But stopped in time
Organised crime syndicates won contracts worth some €100 million for Expo 2015 work in Milan, but 46 competing companies were blocked in 2014 by the prefecture.
This was revealed in the annual report of the activity of the National Antimafia Directorate (DNA), presented in Rome on Tuesday by chief anti-mafia prosecutor Franco Roberti.
“Milan prefecture issued 46 interdictions against companies holding contracts and sub-contracts for work on or connected to Expo 2015, for a total value of 100 million,” said Roberti. And he continued: “In this serious context of mafia proximity, it is striking that – apart from 11 companies based in the south (one in Campania, six in Calabria and four in Sicily) – the other 35 companies all had their head offices in northern Italy,” of which 20 were based in Lombardy, nine in Emilia Romagna and three in Piedmont.

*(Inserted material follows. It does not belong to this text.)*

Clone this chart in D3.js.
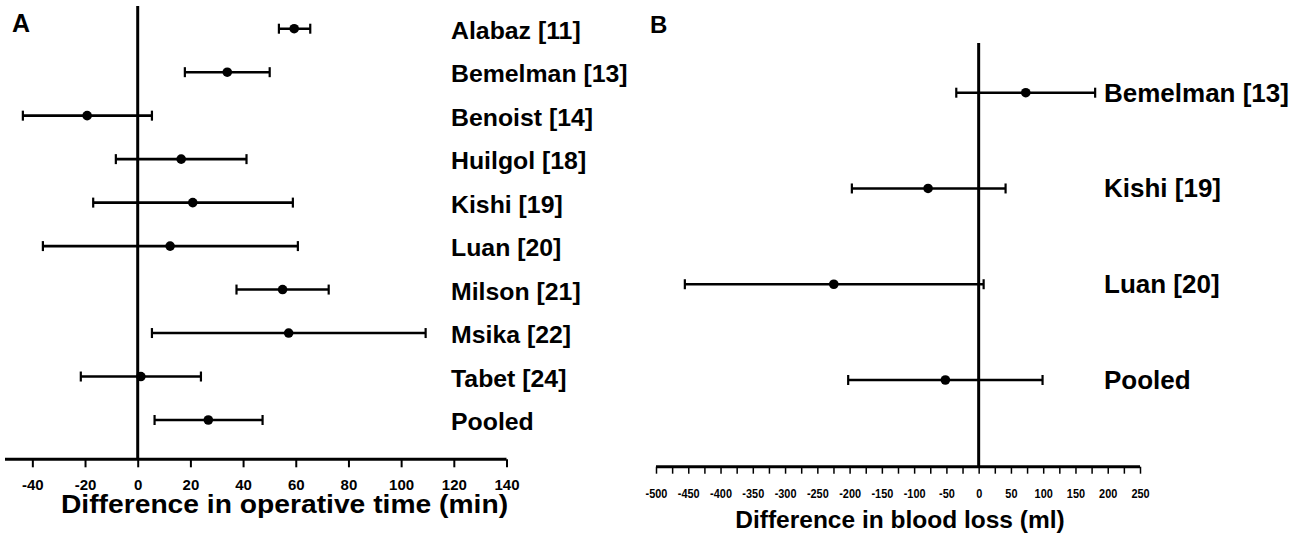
<!DOCTYPE html>
<html>
<head>
<meta charset="utf-8">
<script src="https://cdn.jsdelivr.net/npm/d3@7/dist/d3.min.js"></script>
<style>
  html, body { margin: 0; padding: 0; background: #fff; }
  svg { display: block; }
  text { font-family: "Liberation Sans", Arial, Helvetica, sans-serif; font-weight: bold; fill: #000; }
</style>
</head>
<body>
<svg id="chart" width="1305" height="542"></svg>
<script>
// ---------- Data ----------
// Panel A: difference in operative time (min)
const studiesA = ["Alabaz [11]", "Bemelman [13]", "Benoist [14]", "Huilgol [18]", "Kishi [19]",
                  "Luan [20]", "Milson [21]", "Msika [22]", "Tabet [24]", "Pooled"];
const meanA  = [59.4, 34.0, -19.2, 16.5, 20.9, 12.3, 55.0, 57.3, 1.2, 26.8];
const lowerA = [53.6, 17.9, -43.6, -8.3, -16.9, -36.0, 37.5, 5.4, -21.6, 6.4];
const upperA = [65.5, 50.1, 5.4, 41.3, 58.9, 60.8, 72.5, 109.3, 24.0, 47.4];
const ticksA = [-40, -20, 0, 20, 40, 60, 80, 100, 120, 140];

// Panel B: difference in blood loss (ml)
const studiesB = ["Bemelman [13]", "Kishi [19]", "Luan [20]", "Pooled"];
const meanB  = [73.0, -78.4, -224.5, -51.6];
const lowerB = [-34.7, -196.5, -455.3, -202.2];
const upperB = [180.5, 41.7, 7.7, 99.0];
const ticksB = [-500, -475, -450, -425, -400, -375, -350, -325, -300, -275, -250, -225, -200, -175,
                -150, -125, -100, -75, -50, -25, 0, 25, 50, 75, 100, 125, 150, 175, 200, 225, 250];
const tickLabelsB = [-500, -450, -400, -350, -300, -250, -200, -150, -100, -50, 0, 50, 100, 150, 200, 250];

const titleA = "Difference in operative time (min)";
const titleB = "Difference in blood loss (ml)";

// ---------- Drawing ----------
const svg = d3.select("#chart");

function forest(cfg) {
  const g = svg.append("g");
  const x = d3.scaleLinear().domain(cfg.domain).range(cfg.xRange);
  const y = d3.scalePoint().domain(cfg.studies).range(cfg.yRange);
  const rows = cfg.studies.map((s, i) => ({ s, m: cfg.mean[i], lo: cfg.lower[i], hi: cfg.upper[i] }));

  // x axis
  const axis = d3.axisBottom(x)
    .tickValues(cfg.ticks)
    .tickSize(cfg.tickSize)
    .tickPadding(cfg.tickPadding)
    .tickSizeOuter(0)
    .tickFormat(d => cfg.labelTicks.includes(d) ? String(d) : "");
  const ax = g.append("g").attr("transform", `translate(0,${cfg.axisY})`).call(axis);
  ax.attr("font-size", null).attr("font-family", null);
  ax.select(".domain")
    .attr("d", `M${cfg.axisX0},0H${x(cfg.domain[1])}`)
    .attr("stroke", "#000").attr("stroke-width", 3);
  ax.selectAll(".tick line").attr("stroke", "#000").attr("stroke-width", cfg.tickWidth);
  ax.selectAll(".tick text")
    .attr("fill", "#000")
    .style("font-size", cfg.tickFont + "px")
    .style("font-weight", "bold")
    .attr("transform", `scale(${cfg.tickScaleX},1)`);

  // zero line
  g.append("line")
    .attr("x1", x(0)).attr("x2", x(0))
    .attr("y1", cfg.zeroTop).attr("y2", cfg.axisY)
    .attr("stroke", "#000").attr("stroke-width", 3);

  // error bars
  const bars = g.append("g").selectAll("g").data(rows).join("g");
  bars.append("line")
    .attr("x1", d => x(d.lo)).attr("x2", d => x(d.hi))
    .attr("y1", d => y(d.s)).attr("y2", d => y(d.s))
    .attr("stroke", "#000").attr("stroke-width", 2.6);
  bars.append("line")
    .attr("x1", d => x(d.lo)).attr("x2", d => x(d.lo))
    .attr("y1", d => y(d.s) - 5).attr("y2", d => y(d.s) + 5)
    .attr("stroke", "#000").attr("stroke-width", 2.2);
  bars.append("line")
    .attr("x1", d => x(d.hi)).attr("x2", d => x(d.hi))
    .attr("y1", d => y(d.s) - 5).attr("y2", d => y(d.s) + 5)
    .attr("stroke", "#000").attr("stroke-width", 2.2);
  bars.append("circle")
    .attr("cx", d => x(d.m)).attr("cy", d => y(d.s))
    .attr("r", 4.8).attr("fill", "#000");

  // study labels
  g.append("g").selectAll("text").data(rows).join("text")
    .attr("transform", d => `translate(${cfg.labelX},${y(d.s) + cfg.labelDy + cfg.labelFont * 0.358}) scale(${cfg.labelScaleX},1)`)
    .style("font-size", cfg.labelFont + "px")
    .text(d => d.s);

  // axis title
  g.append("text")
    .attr("transform", `translate(${cfg.titleX},${cfg.titleY}) scale(${cfg.titleScaleX},1)`)
    .attr("text-anchor", "middle")
    .style("font-size", cfg.titleFont + "px")
    .text(cfg.title);

  // panel letter
  g.append("text")
    .attr("x", cfg.letterX).attr("y", cfg.letterY)
    .style("font-size", cfg.letterFont + "px")
    .text(cfg.letter);
}

forest({
  studies: studiesA, mean: meanA, lower: lowerA, upper: upperA,
  domain: [-50, 140], xRange: [6, 506.5], yRange: [28.7, 420],
  ticks: ticksA, labelTicks: ticksA,
  axisY: 459.3, axisX0: 5, zeroTop: 6,
  tickSize: 8, tickPadding: 12, tickWidth: 2, tickFont: 15, tickScaleX: 1,
  labelX: 451, labelDy: 2, labelFont: 23, labelScaleX: 1.08,
  title: titleA, titleX: 284.5, titleY: 513, titleFont: 25, titleScaleX: 1.13,
  letter: "A", letterX: 12, letterY: 32, letterFont: 25
});

forest({
  studies: studiesB, mean: meanB, lower: lowerB, upper: upperB,
  domain: [-500, 250], xRange: [656, 1140], yRange: [92.7, 380],
  ticks: ticksB, labelTicks: tickLabelsB,
  axisY: 466.7, axisX0: 656, zeroTop: 43,
  tickSize: 7, tickPadding: 15.5, tickWidth: 1.5, tickFont: 13, tickScaleX: 0.84,
  labelX: 1104, labelDy: 0, labelFont: 25, labelScaleX: 1.04,
  title: titleB, titleX: 900, titleY: 527.5, titleFont: 24.5, titleScaleX: 1,
  letter: "B", letterX: 650, letterY: 33, letterFont: 24
});
</script>
</body>
</html>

The prosecutor also reported that 32 of these companies turned out to have been infiltrated by the ‘Ndrangheta, the Calabria-based mafia, and were therefore blocked. This confirms, he stated, the ability of the Calabrian crime syndicates in infiltrating and putting down roots in the economic environment of areas far from their origins, which were once believed to have “antibodies” able to resist criminal pressure.
The worst-hit sector was that of roads and similar infrastructure, the report continued, in which the majority of the blocked companies were active. That was probably due, according to Roberti, to the difficulty faced by investigators in checking construction sites often many kilometres long. This was also borne out by the fact that most of the contracts won by infected companies were for sums of €150,000 or less, chosen because they were less likely to attract undue attention and checks.
The report presented on Tuesday stated that the Sicilian mafia Cosa Nostra is “not in decline” and that the ‘Ndrangheta is consolidating its presence in the north, from Lombardi where its power is “worrying” to Bologna, “mafia country”, as well as in its more traditional home ground like Calabria’s port of Gioia Tauro, where its presence was “total”.
The DNA activity report confirms the warning issued last month by the president of Milan’s Appeals Court, in which judge Giovanni Canzio describe the situation in Lombardy as going beyond mafia infiltration, and amounting to occupation.